## [AIM]
Locate the string "this" in the listing below. Copy every line where it is found.
- - - - -
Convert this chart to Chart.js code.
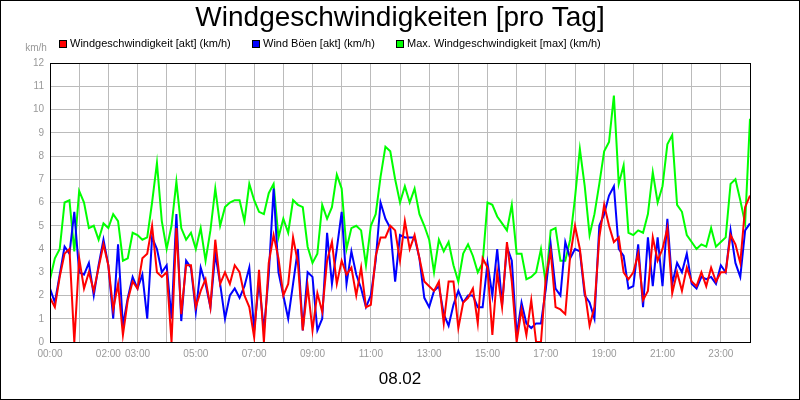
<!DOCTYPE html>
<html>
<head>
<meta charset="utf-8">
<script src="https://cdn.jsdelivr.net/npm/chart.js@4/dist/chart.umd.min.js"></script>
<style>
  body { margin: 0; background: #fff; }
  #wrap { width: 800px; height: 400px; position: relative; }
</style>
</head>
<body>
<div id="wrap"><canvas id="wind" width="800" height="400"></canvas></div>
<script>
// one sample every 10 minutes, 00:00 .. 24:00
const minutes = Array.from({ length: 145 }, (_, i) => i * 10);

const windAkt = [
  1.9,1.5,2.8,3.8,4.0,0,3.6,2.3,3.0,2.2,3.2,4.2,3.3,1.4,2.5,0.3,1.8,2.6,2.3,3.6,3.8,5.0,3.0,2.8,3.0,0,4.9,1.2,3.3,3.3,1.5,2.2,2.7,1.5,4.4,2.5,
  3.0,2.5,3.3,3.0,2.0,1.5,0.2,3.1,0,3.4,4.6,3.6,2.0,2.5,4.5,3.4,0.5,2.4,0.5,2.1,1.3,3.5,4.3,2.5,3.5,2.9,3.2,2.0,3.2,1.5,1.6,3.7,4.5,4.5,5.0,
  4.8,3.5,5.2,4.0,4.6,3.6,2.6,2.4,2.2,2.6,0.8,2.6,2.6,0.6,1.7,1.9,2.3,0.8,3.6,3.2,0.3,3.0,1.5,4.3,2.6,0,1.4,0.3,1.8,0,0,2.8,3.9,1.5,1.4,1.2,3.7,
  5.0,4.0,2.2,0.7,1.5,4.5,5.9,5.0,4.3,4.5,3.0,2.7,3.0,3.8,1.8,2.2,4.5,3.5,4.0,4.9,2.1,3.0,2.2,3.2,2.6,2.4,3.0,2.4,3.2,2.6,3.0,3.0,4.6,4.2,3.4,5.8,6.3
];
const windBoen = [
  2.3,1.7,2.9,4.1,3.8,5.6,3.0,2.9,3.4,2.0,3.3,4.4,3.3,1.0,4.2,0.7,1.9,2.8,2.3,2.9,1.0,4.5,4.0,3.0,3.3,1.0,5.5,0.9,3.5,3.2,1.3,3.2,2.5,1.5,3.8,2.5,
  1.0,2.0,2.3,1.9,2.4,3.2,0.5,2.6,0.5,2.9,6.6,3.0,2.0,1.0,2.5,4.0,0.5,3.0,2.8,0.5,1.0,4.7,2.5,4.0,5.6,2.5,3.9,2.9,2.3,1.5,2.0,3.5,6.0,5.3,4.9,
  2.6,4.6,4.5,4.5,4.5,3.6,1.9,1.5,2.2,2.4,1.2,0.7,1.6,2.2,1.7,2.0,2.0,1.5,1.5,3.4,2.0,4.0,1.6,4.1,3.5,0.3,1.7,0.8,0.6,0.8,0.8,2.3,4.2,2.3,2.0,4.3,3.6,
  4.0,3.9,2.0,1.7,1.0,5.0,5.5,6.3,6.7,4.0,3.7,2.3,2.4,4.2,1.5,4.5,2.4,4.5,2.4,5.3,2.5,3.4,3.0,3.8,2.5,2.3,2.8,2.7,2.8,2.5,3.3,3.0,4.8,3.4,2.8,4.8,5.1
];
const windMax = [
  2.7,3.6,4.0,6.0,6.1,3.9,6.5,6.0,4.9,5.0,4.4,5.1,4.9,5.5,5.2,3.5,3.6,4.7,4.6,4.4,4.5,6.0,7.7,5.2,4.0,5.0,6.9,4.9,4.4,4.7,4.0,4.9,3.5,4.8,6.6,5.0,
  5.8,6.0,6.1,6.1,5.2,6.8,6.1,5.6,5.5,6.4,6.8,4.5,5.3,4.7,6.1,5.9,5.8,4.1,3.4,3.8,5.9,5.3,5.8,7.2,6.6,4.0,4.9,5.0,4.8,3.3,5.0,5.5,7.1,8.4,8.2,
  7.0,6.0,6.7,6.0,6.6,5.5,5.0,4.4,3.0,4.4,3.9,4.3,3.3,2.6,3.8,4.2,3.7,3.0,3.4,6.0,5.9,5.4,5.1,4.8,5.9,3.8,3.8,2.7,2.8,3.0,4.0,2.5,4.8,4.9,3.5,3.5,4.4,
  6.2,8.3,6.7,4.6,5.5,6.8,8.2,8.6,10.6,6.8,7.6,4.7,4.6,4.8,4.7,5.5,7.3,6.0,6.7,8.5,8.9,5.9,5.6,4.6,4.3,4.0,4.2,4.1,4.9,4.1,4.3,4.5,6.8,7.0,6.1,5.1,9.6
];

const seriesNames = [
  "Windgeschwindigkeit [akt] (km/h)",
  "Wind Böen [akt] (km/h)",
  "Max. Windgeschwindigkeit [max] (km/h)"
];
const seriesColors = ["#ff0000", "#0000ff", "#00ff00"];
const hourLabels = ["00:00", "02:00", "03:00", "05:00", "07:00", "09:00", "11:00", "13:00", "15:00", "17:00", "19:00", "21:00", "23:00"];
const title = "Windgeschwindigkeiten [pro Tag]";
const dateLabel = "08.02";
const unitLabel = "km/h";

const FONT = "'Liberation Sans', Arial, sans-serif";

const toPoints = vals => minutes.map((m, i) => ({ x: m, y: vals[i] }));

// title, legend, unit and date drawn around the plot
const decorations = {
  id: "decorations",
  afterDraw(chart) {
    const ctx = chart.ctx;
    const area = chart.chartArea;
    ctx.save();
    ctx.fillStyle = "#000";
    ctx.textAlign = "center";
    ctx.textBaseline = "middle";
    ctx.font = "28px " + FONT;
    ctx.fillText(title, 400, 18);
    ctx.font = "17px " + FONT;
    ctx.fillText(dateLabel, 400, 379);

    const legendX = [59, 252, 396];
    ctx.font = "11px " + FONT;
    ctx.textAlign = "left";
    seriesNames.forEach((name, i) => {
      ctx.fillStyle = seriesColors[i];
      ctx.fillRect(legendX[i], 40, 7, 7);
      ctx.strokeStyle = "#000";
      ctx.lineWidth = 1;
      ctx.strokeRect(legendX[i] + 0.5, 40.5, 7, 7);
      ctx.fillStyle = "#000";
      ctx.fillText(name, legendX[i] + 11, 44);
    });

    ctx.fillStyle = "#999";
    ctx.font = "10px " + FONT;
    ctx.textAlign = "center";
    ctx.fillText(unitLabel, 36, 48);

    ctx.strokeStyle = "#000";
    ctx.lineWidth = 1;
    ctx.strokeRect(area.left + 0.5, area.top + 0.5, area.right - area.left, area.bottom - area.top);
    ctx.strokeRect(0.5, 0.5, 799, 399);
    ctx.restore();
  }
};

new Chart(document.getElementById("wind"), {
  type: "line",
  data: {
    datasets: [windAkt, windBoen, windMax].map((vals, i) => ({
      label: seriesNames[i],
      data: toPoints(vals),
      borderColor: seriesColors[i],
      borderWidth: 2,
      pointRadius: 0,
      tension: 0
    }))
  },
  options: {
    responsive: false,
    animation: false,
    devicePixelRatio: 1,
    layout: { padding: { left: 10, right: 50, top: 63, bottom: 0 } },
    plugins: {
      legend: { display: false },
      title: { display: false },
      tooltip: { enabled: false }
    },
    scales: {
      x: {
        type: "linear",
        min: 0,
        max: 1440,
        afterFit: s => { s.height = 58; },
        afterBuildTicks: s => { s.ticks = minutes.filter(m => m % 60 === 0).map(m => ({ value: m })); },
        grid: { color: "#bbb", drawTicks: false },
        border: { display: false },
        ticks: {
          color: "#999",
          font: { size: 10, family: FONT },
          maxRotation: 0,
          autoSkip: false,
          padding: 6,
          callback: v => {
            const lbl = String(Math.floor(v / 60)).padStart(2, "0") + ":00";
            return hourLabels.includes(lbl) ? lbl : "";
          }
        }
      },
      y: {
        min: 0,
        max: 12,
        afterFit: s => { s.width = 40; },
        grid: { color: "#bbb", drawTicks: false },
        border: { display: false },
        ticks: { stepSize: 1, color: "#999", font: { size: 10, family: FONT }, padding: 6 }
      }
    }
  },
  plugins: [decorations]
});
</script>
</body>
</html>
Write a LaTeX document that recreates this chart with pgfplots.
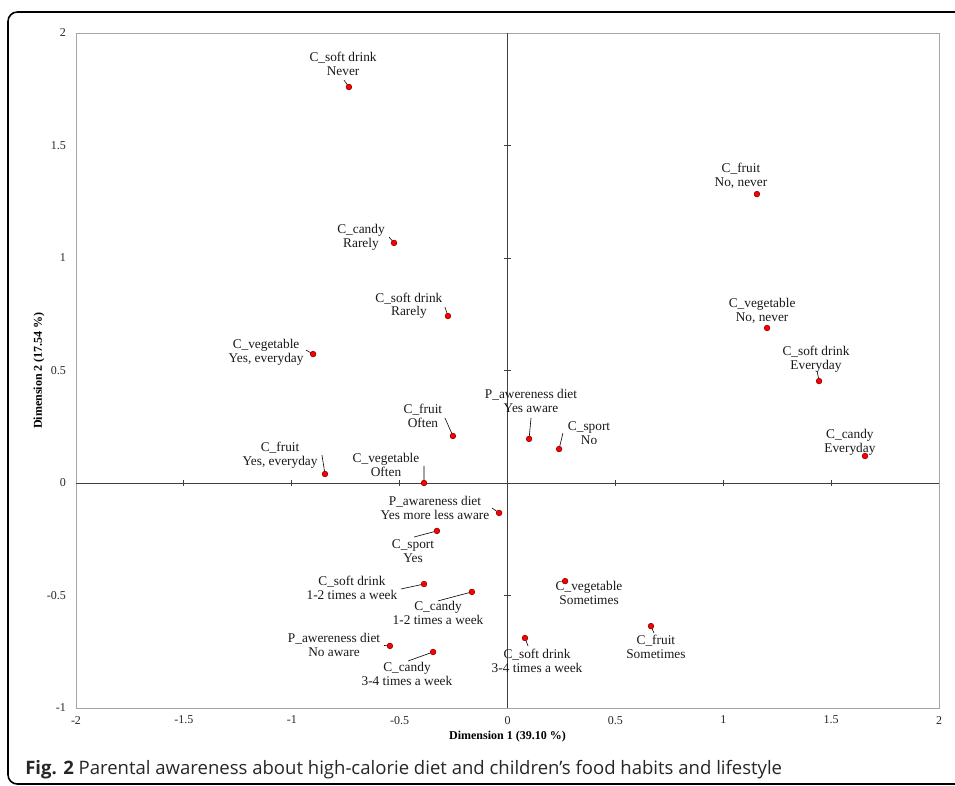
- - - - -
## [TASK RESULT]
Convert this chart to Chart.js code.
Write a LaTeX document that recreates this chart with pgfplots.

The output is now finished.